TAMPA, Fla. — Advanced Cooling Technologies (ACT) has won NASA funding for thermal control solutions that enable vehicles and other equipment to survive harsh lunar environments without an active power source.

The Lancaster, Pennsylvania-based thermal solutions provider said it will use the $5 million NASA Sequential Phase II SBIR Program Award to develop a “toolbox” of heat transport, radiators and other systems for moon-bound landers, rovers and habitats.

The solutions aim to specifically address the needs of small, low-power vehicles that face significant thermal challenges because of the slow rotation of the lunar surface relative to the sun. 

“You have 14 days of daytime where it gets quite hot, over a hundred degrees [Celsius], and then 14 days of night where it gets very cold, down below minus 150 centigrade or so,” ACT chief engineer Bill Anderson said.

“So you need to have something that can survive multiples of these cycles.”

According to Anderson, just one watt of electricity to run a thermal control system, “or anything else during the whole 14-day-long night,” has been estimated to need more than five kilograms of batteries and extra solar cells.

He said the funding from NASA enables ACT to develop more cost-effective devices that passively control heat without using electric power, rejecting waste heat during the day through high thermal conductance and minimizing losses at night with high thermal resistance.

ACT is subcontracting Astrobotic, a commercial developer of lunar landers and rovers based in Pittsburgh to help validate the thermal management technology.

Astrobotic plans to use the solutions for its Griffin lunar lander, which aims to deliver NASA’s Volatiles Investigating Polar Exploration Rover (VIPER) mission near the lunar south pole in late 2023, following a launch on a SpaceX Heavy rocket. The mission is part of NASA’s Commercial Lunar Payload Services (CLPS) program.

New commercial opportunities

Developing cheaper and more cost-effective ways to tackle thermal challenges on the moon without an active heat source opens up new commercial opportunities for the space industry, according to Astrobotic technical project manager James Eckard.

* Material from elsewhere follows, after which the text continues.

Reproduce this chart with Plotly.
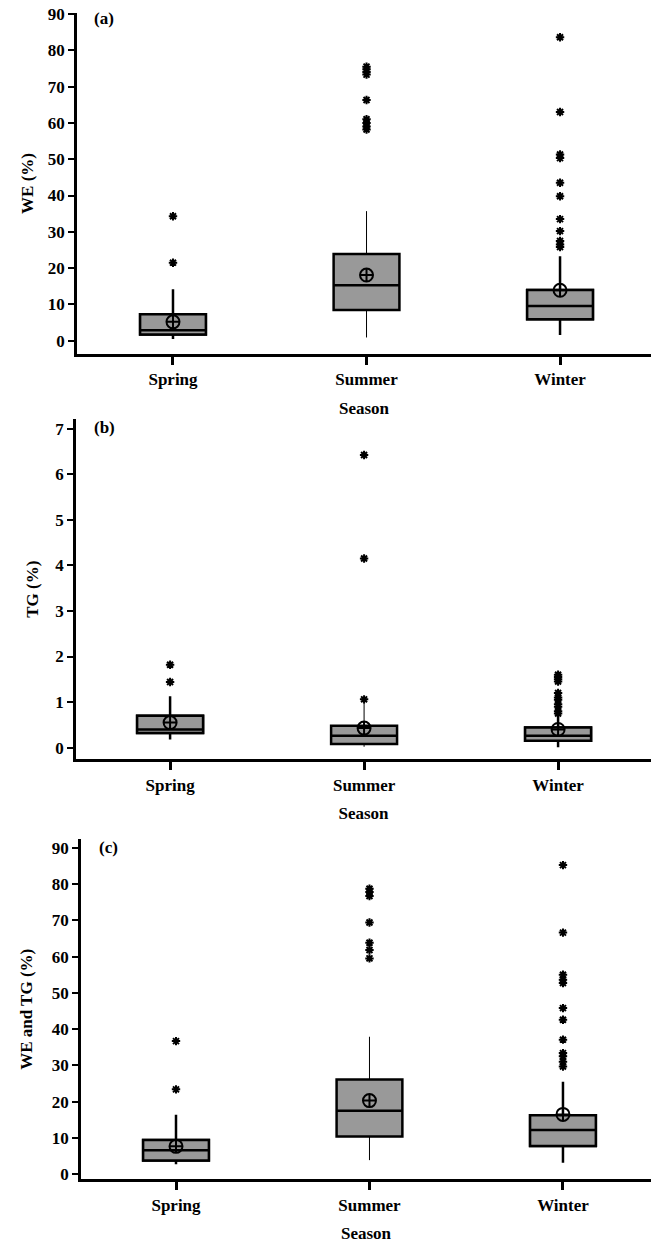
import plotly.graph_objects as go

seasons = ["Spring", "Summer", "Winter"]

# Panel (a): WE (%)
q1_a = [1.7, 8.5, 5.9]
med_a = [2.9, 15.3, 9.6]
q3_a = [7.3, 23.9, 14.0]
low_a = [0.45, 0.9, 1.6]
up_a = [14.2, 35.7, 23.3]
mean_a = [5.2, 18.1, 13.9]
out_a_spring = [34.3, 21.5]
out_a_summer = [75.5, 74.8, 74.0, 73.3, 66.3, 61.0, 60.0, 59.0, 58.2]
out_a_winter = [83.6, 63.0, 51.3, 50.3, 43.5, 39.8, 33.5, 30.2, 27.5, 26.5, 25.8]

# Panel (b): TG (%)
q1_b = [0.32, 0.08, 0.15]
med_b = [0.40, 0.26, 0.26]
q3_b = [0.70, 0.48, 0.44]
low_b = [0.18, 0.02, 0.01]
up_b = [1.13, 1.03, 0.72]
mean_b = [0.55, 0.43, 0.40]
out_b_spring = [1.82, 1.44]
out_b_summer = [6.42, 4.15, 1.06]
out_b_winter = [1.60, 1.55, 1.50, 1.45, 1.20, 1.10, 1.05, 0.95, 0.90, 0.80, 0.75]

# Panel (c): WE and TG (%)
q1_c = [3.8, 10.4, 7.8]
med_c = [6.6, 17.5, 12.2]
q3_c = [9.45, 26.1, 16.3]
low_c = [2.75, 3.9, 3.2]
up_c = [16.4, 37.9, 25.5]
mean_c = [7.7, 20.3, 16.5]
out_c_spring = [36.7, 23.4]
out_c_summer = [78.7, 77.8, 76.7, 69.4, 63.8, 61.8, 59.5]
out_c_winter = [85.2, 66.6, 55.0, 53.6, 52.7, 45.8, 42.6, 37.1, 33.4, 32.5, 31.0, 29.7]

FONT = dict(family="Liberation Serif, Times New Roman, serif", size=17, color="black", weight="bold")
GRAY = "#999999"
whisker_w = {"Spring": 2.5, "Summer": 1, "Winter": 2.5}

panels = [
    dict(q1=q1_a, med=med_a, q3=q3_a, low=low_a, up=up_a, mean=mean_a,
         outs=[out_a_spring, out_a_summer, out_a_winter], title="WE (%)", label="(a)",
         ydom=[0.7161, 0.9896], xdom=[77 / 651, 1.0], yrange=[-3.66, 90.28], xrange=[-0.496, 2.47],
         dtick=10, lab_xy=(92, 19), ystand=10),
    dict(q1=q1_b, med=med_b, q3=q3_b, low=low_b, up=up_b, mean=mean_b,
         outs=[out_b_spring, out_b_summer, out_b_winter], title="TG (%)", label="(b)",
         ydom=[0.3911, 0.6640], xdom=[76 / 651, 1.0], yrange=[-0.255, 7.21], xrange=[-0.485, 2.479],
         dtick=1, lab_xy=(92, 427), ystand=13),
    dict(q1=q1_c, med=med_c, q3=q3_c, low=low_c, up=up_c, mean=mean_c,
         outs=[out_c_spring, out_c_summer, out_c_winter], title="WE and TG (%)", label="(c)",
         ydom=[0.0543, 0.3269], xdom=[81 / 651, 1.0], yrange=[-1.38, 92.3], xrange=[-0.491, 2.455],
         dtick=10, lab_xy=(97, 847), ystand=15),
]

fig = go.Figure()
layout = dict(
    width=651, height=1247,
    margin=dict(l=0, r=0, t=0, b=0, pad=0, autoexpand=False),
    paper_bgcolor="white", plot_bgcolor="white",
    showlegend=False, boxmode="overlay",
    font=FONT, annotations=[],
)

for k, p in enumerate(panels, start=1):
    xa = "x" if k == 1 else f"x{k}"
    ya = "y" if k == 1 else f"y{k}"
    # whiskers (per season, own width)
    for i, s in enumerate(seasons):
        fig.add_trace(go.Box(
            x=[s], q1=[p["q1"][i]], median=[p["med"][i]], q3=[p["q3"][i]],
            lowerfence=[p["low"][i]], upperfence=[p["up"][i]],
            boxpoints=False, whiskerwidth=0, width=0.34,
            fillcolor=GRAY, line=dict(color="black", width=whisker_w[s]),
            xaxis=xa, yaxis=ya, hoverinfo="skip"))
    # boxes on top, thick border
    fig.add_trace(go.Box(
        x=seasons, q1=p["q1"], median=p["med"], q3=p["q3"],
        lowerfence=p["q1"], upperfence=p["q3"],
        boxpoints=False, whiskerwidth=0, width=0.34,
        fillcolor=GRAY, line=dict(color="black", width=2.5),
        xaxis=xa, yaxis=ya))
    # outliers
    ox, oy = [], []
    for s, vals in zip(seasons, p["outs"]):
        ox += [s] * len(vals)
        oy += vals
    fig.add_trace(go.Scatter(
        x=ox, y=oy, mode="markers",
        marker=dict(symbol="asterisk-open", size=7, color="black",
                    line=dict(color="black", width=2)),
        xaxis=xa, yaxis=ya))
    # means
    fig.add_trace(go.Scatter(
        x=seasons, y=p["mean"], mode="markers",
        marker=dict(symbol="circle-cross-open", size=13, color="black",
                    line=dict(color="black", width=2)),
        xaxis=xa, yaxis=ya))

    xkey = "xaxis" if k == 1 else f"xaxis{k}"
    ykey = "yaxis" if k == 1 else f"yaxis{k}"
    layout[xkey] = dict(
        domain=p["xdom"], anchor=ya, type="category", automargin=False,
        categoryorder="array", categoryarray=seasons, range=p["xrange"],
        showline=True, linecolor="black", linewidth=3, mirror=False,
        ticks="outside", ticklen=8, tickwidth=3, tickcolor="black",
        showgrid=False, zeroline=False, tickfont=FONT,
        title=dict(text="Season", font=FONT, standoff=14),
    )
    layout[ykey] = dict(
        domain=p["ydom"], anchor=xa, range=p["yrange"], dtick=p["dtick"], tick0=0,
        automargin=False,
        showline=True, linecolor="black", linewidth=2.5,
        ticks="outside", ticklen=6, tickwidth=2, tickcolor="black",
        showgrid=False, zeroline=False, tickfont=FONT,
        title=dict(text=p["title"], font=FONT, standoff=p["ystand"]),
    )
    lx, ly = p["lab_xy"]
    layout["annotations"].append(dict(
        text=p["label"], x=lx / 651, y=1 - ly / 1247, xref="paper", yref="paper",
        xanchor="left", yanchor="middle", showarrow=False, font=FONT))

fig.update_layout(**layout)
fig.write_html("out.html", config={"displayModeBar": False},
               post_script="document.body.style.margin='0px';document.body.style.padding='0px';")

“In almost all historical cases, lunar night survival has been achieved by nuclear heating units with a high barrier of entry,” Eckard said — or, in the case of VIPER, complex mission planning to take advantage of areas around the lunar south pole in almost constant sunlight.  

The VIPER rover is designed to survive for several days at a time in craters near the lunar south pole that have never see the sun, giving it a good chance of finding ice that astronauts can use in the future.

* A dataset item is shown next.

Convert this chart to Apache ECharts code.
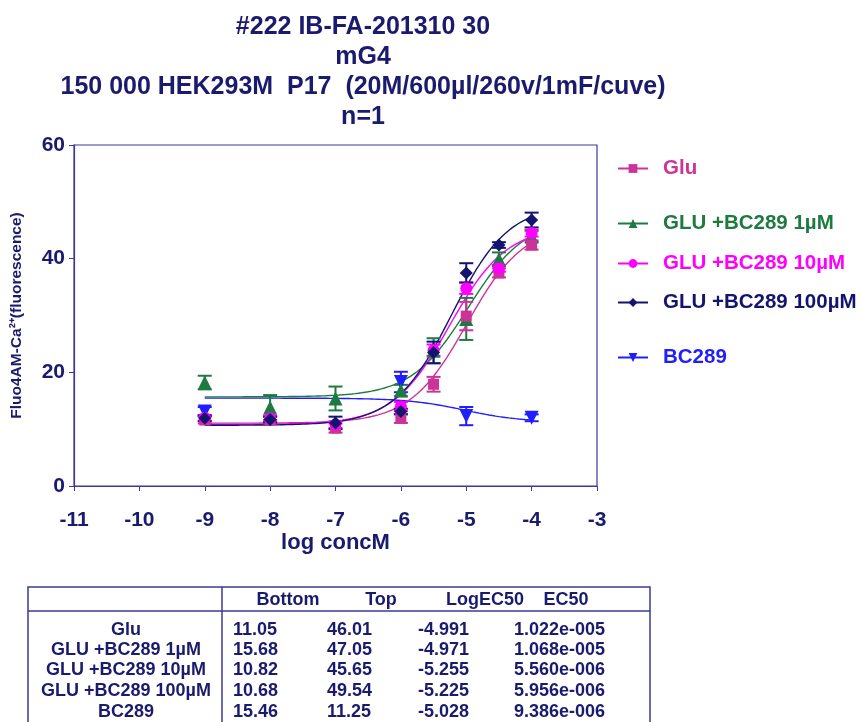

“Another wrinkle to consider is that thermal systems designed to keep heat in during the night can easily cause the system to overheat during the hot days unless you can switch the system over to reject and radiate heat during the day,” Eckard added.

He said ACT’s NASA-funded work “aims to answer those questions and will provide valuable tools for Astrobotic’s rovers and landers to do something no one else can right now.”

There are currently no commercial options currently capable of surviving the full lunar day and night cycle, Eckard said, only large and expensive non-commercial landers and rovers with bulky batteries and nuclear heat sources. 

“By working with ACT on this, we hope to advance that technology and bring a new sector to the market,” he said.

Astrobotic is also providing lunar test chambers to help develop the thermal control systems with ACT.

Peregrine, Astrobotic’s first lunar lander, is slated to launch on the inaugural flight of United Launch Alliance’s Vulcan-Centaur rocket next year

The lander, which is also part of NASA’s CLPS program, will carry a rover in addition to scientific and commercial payloads.